Entries provided ->
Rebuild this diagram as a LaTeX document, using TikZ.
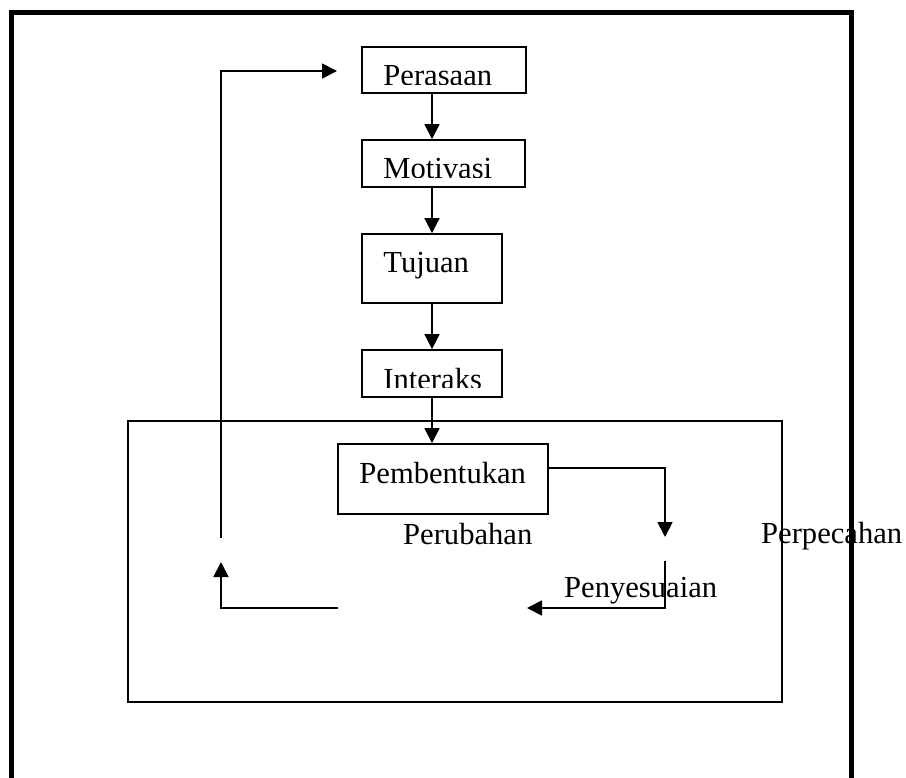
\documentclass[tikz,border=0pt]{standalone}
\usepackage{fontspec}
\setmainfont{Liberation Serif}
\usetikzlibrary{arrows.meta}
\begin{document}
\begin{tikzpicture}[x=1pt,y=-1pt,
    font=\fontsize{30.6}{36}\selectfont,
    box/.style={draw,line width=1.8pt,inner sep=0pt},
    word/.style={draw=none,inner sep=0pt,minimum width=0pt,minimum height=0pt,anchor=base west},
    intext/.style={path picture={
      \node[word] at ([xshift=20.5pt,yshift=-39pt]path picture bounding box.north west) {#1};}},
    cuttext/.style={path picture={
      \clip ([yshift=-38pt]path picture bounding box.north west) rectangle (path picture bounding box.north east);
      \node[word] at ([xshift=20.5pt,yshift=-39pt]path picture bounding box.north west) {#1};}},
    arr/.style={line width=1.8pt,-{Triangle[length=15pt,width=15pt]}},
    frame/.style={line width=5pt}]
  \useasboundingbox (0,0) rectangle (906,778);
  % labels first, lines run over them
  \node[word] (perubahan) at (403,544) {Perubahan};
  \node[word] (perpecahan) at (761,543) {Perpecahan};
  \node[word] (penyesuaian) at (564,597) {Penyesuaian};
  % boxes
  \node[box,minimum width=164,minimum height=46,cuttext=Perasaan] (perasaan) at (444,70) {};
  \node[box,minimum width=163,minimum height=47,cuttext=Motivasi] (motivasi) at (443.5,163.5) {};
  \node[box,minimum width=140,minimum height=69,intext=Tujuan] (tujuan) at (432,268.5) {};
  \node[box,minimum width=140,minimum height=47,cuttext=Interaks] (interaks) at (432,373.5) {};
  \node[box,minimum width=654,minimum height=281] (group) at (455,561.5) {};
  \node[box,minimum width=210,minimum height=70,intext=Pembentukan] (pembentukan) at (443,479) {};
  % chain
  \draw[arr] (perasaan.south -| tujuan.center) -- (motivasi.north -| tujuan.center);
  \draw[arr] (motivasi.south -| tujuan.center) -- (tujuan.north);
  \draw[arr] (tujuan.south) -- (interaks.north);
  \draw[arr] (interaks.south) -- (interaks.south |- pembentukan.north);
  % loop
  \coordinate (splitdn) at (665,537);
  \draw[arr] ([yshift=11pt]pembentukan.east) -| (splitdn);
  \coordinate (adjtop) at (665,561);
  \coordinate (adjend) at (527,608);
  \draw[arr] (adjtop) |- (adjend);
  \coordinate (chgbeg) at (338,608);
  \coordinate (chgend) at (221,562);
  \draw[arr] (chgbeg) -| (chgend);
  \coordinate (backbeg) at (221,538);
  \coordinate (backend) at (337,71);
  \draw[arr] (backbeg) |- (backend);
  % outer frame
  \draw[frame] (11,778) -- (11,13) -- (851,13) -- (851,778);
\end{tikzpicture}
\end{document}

* * *

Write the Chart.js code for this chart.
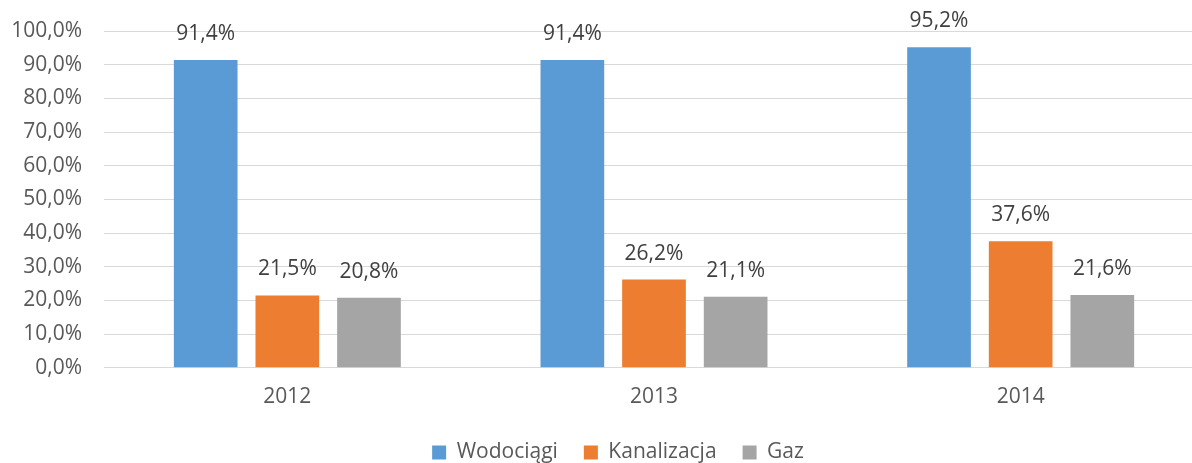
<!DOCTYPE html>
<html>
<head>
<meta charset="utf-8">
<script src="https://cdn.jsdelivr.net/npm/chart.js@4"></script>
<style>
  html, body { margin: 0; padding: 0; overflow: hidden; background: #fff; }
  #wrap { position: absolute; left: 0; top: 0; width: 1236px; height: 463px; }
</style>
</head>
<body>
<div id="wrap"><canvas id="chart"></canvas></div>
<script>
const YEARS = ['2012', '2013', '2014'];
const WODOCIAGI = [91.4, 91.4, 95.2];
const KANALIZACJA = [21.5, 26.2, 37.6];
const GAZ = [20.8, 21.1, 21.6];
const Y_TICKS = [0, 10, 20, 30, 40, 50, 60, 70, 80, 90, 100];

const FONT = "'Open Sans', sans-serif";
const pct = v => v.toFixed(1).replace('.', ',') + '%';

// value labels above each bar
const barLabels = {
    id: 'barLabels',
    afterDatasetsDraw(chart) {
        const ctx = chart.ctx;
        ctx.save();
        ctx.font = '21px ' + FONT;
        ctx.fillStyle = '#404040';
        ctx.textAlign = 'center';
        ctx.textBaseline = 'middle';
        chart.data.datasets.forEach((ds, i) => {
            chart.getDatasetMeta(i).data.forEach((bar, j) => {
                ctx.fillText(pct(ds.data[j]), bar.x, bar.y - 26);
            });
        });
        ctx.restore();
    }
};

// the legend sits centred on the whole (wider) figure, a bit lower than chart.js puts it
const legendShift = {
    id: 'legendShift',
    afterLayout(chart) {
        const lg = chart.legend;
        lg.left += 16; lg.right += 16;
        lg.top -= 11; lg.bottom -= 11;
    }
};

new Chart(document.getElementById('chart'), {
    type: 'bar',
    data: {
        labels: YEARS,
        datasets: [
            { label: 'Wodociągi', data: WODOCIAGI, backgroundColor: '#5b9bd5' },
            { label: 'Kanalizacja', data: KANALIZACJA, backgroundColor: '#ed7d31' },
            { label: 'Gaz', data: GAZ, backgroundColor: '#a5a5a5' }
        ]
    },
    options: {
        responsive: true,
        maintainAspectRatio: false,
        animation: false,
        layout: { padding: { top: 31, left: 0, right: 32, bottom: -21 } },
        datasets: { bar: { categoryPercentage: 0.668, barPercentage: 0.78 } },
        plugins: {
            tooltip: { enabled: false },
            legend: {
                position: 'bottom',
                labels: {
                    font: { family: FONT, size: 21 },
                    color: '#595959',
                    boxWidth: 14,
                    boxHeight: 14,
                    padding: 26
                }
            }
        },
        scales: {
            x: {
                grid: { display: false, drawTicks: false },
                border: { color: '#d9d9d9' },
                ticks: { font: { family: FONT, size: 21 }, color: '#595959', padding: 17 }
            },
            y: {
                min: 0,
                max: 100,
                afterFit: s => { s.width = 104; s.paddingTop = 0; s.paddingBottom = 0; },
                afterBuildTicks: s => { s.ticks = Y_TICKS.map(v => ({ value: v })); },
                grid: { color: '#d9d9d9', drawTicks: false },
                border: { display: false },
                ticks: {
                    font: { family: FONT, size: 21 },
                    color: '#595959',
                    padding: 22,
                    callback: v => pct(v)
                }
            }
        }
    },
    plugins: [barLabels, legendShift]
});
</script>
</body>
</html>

Task description -> Start at the line above containing "Write the Chart.js code for this chart." and stop at the line containing "const pct = v": print those lines and everything between them exactly, but not the pictures.

Task result ->
Write the Chart.js code for this chart.
<!DOCTYPE html>
<html>
<head>
<meta charset="utf-8">
<script src="https://cdn.jsdelivr.net/npm/chart.js@4"></script>
<style>
  html, body { margin: 0; padding: 0; overflow: hidden; background: #fff; }
  #wrap { position: absolute; left: 0; top: 0; width: 1236px; height: 463px; }
</style>
</head>
<body>
<div id="wrap"><canvas id="chart"></canvas></div>
<script>
const YEARS = ['2012', '2013', '2014'];
const WODOCIAGI = [91.4, 91.4, 95.2];
const KANALIZACJA = [21.5, 26.2, 37.6];
const GAZ = [20.8, 21.1, 21.6];
const Y_TICKS = [0, 10, 20, 30, 40, 50, 60, 70, 80, 90, 100];

const FONT = "'Open Sans', sans-serif";
const pct = v => v.toFixed(1).replace('.', ',') + '%';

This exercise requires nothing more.